Now let’s consider the human life. We live lives of tension. Maybe we should define it: tension is when there are two things that pull you in two or more directions. So for instance, sin and being a Christian. Being a citizen of the USA and being a citizen of heaven. Being hungry and wanting to maintain good health.

Now the areas I’d like to focus on are spiritual and relational. We live in an already but not yet sort of world. We live lives of tension between our confession (we believe in Christ who died and rose again for us and so we have put off the old man and put on the new man) and the fact that we still struggle with our lingering sin nature. Here’s my initial point then: we live lives in tension. Some tensions are for our benefit and some are harmful.

So first: there are tensions in our life that we must seek to cultivate in a healthy direction. In relation to sin, as we mature as Christians, we must fight our sin more and more regularly. When I was a child and young Christian, I was more ignorant. So I both sinned ignorantly (whether being selfish with my siblings or coveting all the things in the Fleet Farm Toy Catalog), or I sinned knowingly. But by God’s grace, I have fought my sin, and I attempt to take every thought captive and put to death the deeds of the flesh by the Spirit, etc. So I live with the tension that I still sin, but it is one that God graciously allows not to control my whole being. I live with this tension knowing one day I will be finally sanctified and in perfect union with God which will make my sin flee forever away.

There are other tensions I am convinced we would be wise to live with more fully. As a young person, I decided I wouldn’t exactly stake a claim on major doctrines (like Calvinism or Arminianism). I figured as I matured I’d grow into a wise position since young people can often be a little belligerent without wisdom in these things (I’ve heard it recently by a few guys called ‘cage-stage’ where they’re just wild animals). So when you don’t know something, I’d suggest not parroting your favorite teaching but instead marinate on the truth taught in God’s word and taught by good teachers (both dead and alive), and be patient in the tension of it. I know there are some issues that pierce the heart more to which we feel even more compelled to find an answer. Perhaps this has to do with your pain and suffering or perhaps this has to do with how you’re not a puppet in God’s hand (you’re not by the way, read a book Excusing Sinners and Blaming God if you’re curious). Again, I’d challenge you to have patience. A doctrine you must know I think as you patiently wait in this tension is that God is sovereign over all and we are pervasively depraved and sinful which results in more suffering than we’d ever wish.

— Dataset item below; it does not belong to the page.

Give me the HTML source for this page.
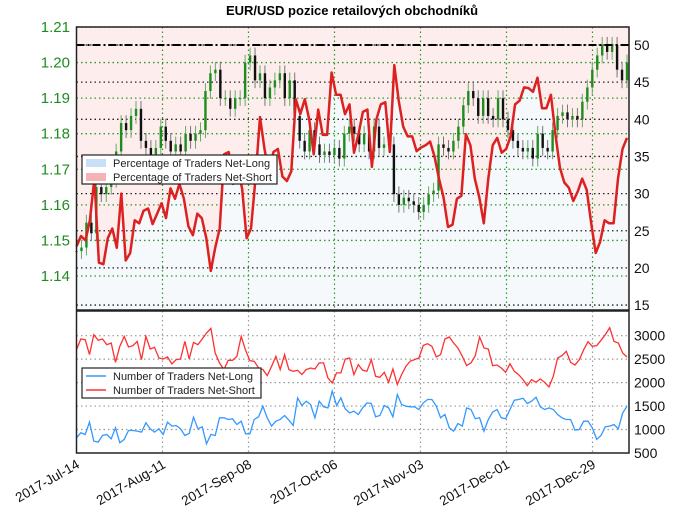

We’ve got to patient and realize we can’t fully answer it all. Job in his suffering wished he knew why he was suffering, but God’s answer wasn’t the answer Job was asking for (which was, ‘Can’t you just tell me why I’m suffering, God?’ The readers know the answer, but Job never came to know). God’s answer was this: Job must live in tension, but he can hope in the salvation of God.

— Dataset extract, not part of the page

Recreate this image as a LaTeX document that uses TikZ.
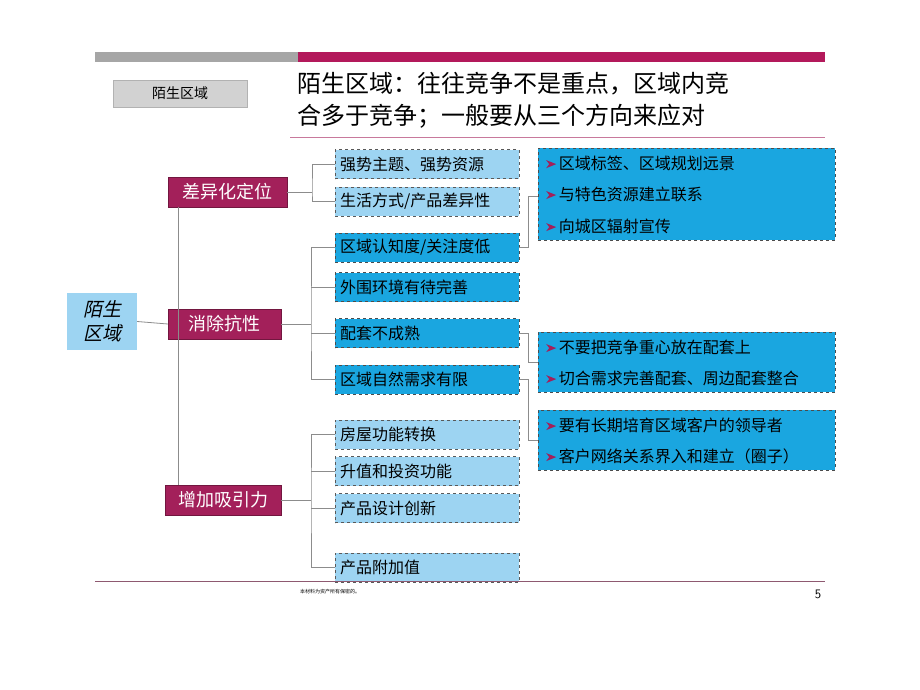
\documentclass[tikz,border=0pt]{standalone}
\usepackage{fontspec}
\newfontfamily\cjk{Noto Sans CJK SC}
\newfontfamily\cjkit[FakeSlant=0.22]{Noto Sans CJK SC}
\definecolor{plum}{HTML}{A3205A}
\definecolor{barred}{HTML}{B3195B}
\definecolor{lightblue}{HTML}{9DD4F2}
\definecolor{darkblue}{HTML}{1AA6E0}
\definecolor{linegray}{HTML}{8C8C8C}
\tikzset{
  levelbox/.style={fill=plum, draw=plum!70!black, text=white, font=\cjk\fontsize{18}{18}\selectfont, inner sep=0pt},
  leaflight/.style={fill=lightblue, draw=gray!70!black, dashed, font=\cjk\fontsize{16}{16}\selectfont, inner sep=0pt},
  leafdark/.style={fill=darkblue, draw=black!70, dashed, font=\cjk\fontsize{16}{16}\selectfont, inner sep=0pt},
  link/.style={draw=linegray, line width=0.8pt},
  bullet/.style={anchor=west, font=\cjk\fontsize{16}{16}\selectfont, inner sep=0pt}
}
\newcommand{\tri}{\tikz[baseline=-1pt]\fill[plum] (0,0) -- (10pt,4pt) -- (0,8pt) -- (3pt,4pt) -- cycle;\,}
\begin{document}
\begin{tikzpicture}[x=1pt, y=-1pt]
\useasboundingbox[fill=white] (0,0) rectangle (920,690);

% top bars
\fill[gray!70] (95,52) rectangle (298,62);
\fill[barred] (298,52) rectangle (825,62);

% section label and title
\node[fill=gray!35, draw=gray!60, minimum width=134pt, minimum height=27pt, font=\cjk\fontsize{14}{14}\selectfont] (tag) at (180,93.5) {陌生区域};
\node[anchor=north west, align=left, font=\cjk\fontsize{24}{32}\selectfont, inner sep=0pt] (title) at (297,72) {陌生区域：往往竞争不是重点，区域内竞\\合多于竞争；一般要从三个方向来应对};
\draw[plum!60, line width=0.6pt] (290,137) -- (825,137);

% root
\node[fill=lightblue, minimum width=70pt, minimum height=57pt, align=center, font=\cjkit\fontsize{19}{24}\selectfont] (root) at (102,321.5) {陌生\\区域};

% level one
\node[levelbox, minimum width=119pt, minimum height=30pt] (diff) at (227.5,192) {差异化定位};
\node[levelbox, minimum width=113pt, minimum height=30pt] (resist) at (224.5,324) {消除抗性};
\node[levelbox, minimum width=116pt, minimum height=30pt] (attract) at (223,500) {增加吸引力};

% leaves
\foreach \name/\y/\sty/\txt in {
  l1/164/leaflight/{强势主题、强势资源},
  l2/201.5/leaflight/{生活方式/产品差异性},
  l3/247.5/leafdark/{区域认知度/关注度低},
  l4/287/leafdark/{外围环境有待完善},
  l5/333/leafdark/{配套不成熟},
  l6/379.5/leafdark/{区域自然需求有限},
  l7/434.5/leaflight/{房屋功能转换},
  l8/471/leaflight/{升值和投资功能},
  l9/508/leaflight/{产品设计创新},
  l10/567.5/leaflight/{产品附加值}}
  \node[\sty, minimum width=184pt, minimum height=29pt, text width=174pt, align=left] (\name) at (427,\y) {\txt};

% right boxes
\node[leafdark, minimum width=297pt, minimum height=92pt] (r1) at (686.5,194) {};
\node[bullet] at (546,163) {\tri 区域标签、区域规划远景};
\node[bullet] at (546,194) {\tri 与特色资源建立联系};
\node[bullet] at (546,226) {\tri 向城区辐射宣传};
\node[leafdark, minimum width=297pt, minimum height=60pt] (r2) at (686.5,362) {};
\node[bullet] at (546,347) {\tri 不要把竞争重心放在配套上};
\node[bullet] at (546,378) {\tri 切合需求完善配套、周边配套整合};
\node[leafdark, minimum width=297pt, minimum height=60pt] (r3) at (686.5,440) {};
\node[bullet] at (546,425) {\tri 要有长期培育区域客户的领导者};
\node[bullet] at (546,456) {\tri 客户网络关系界入和建立（圈子）};

% trunk
\draw[link] (diff.south -| 178,0) -- (attract.north -| 178,0);
\draw[link] (root.east) -- (resist.west);

% branches
\draw[link] (diff.east) -- (312,192);
\draw[link] (l1.west) -| (312,192) |- (l2.west);
\draw[link] (resist.east) -- (311,324);
\draw[link] (l3.west) -| (311,324) |- (l6.west);
\draw[link] (l4.west) -- (311,287);
\draw[link] (l5.west) -- (311,333);
\draw[link] (attract.east) -- (311,500);
\draw[link] (l7.west) -| (311,500) |- (l10.west);
\draw[link] (l8.west) -- (311,471);
\draw[link] (l9.west) -- (311,508);

% brackets to right boxes
\draw[link] (l3.east) -- ++(9,0) |- (r1.west |- 0,196);
\draw[link] (l5.east) -- ++(9,0) |- (r2.west);
\draw[link] (l6.east) -- ++(9,0) |- (r3.west);

% footer
\draw[plum!40!gray, line width=0.8pt] (95,581) -- (825,581);
\node[anchor=west, font=\cjk\fontsize{5}{5}\selectfont, inner sep=0pt] (foot) at (300,592) {本材料为资产所有保密的。};
\node[font=\sffamily\fontsize{13}{13}\selectfont] (page) at (818,594) {5};
\end{tikzpicture}
\end{document}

And really, another way to talk about tension in life is that it is a precursor of hope. When we are in this in between, we are passengers on the way to somewhere, we are travelers in hope of our heavenly country when sin will be resolved and dead, and we will be in perfect fellowship with God. Yet I do think that we will still live with a heavenly tension. We will still be creatures, limited but growing. And so I think that we will be growing ever more into the likeness of Christ. In other words, we’ll still have a tension between what we don’t have but are moving toward. But our hope will be fulfilled. And that will be the day.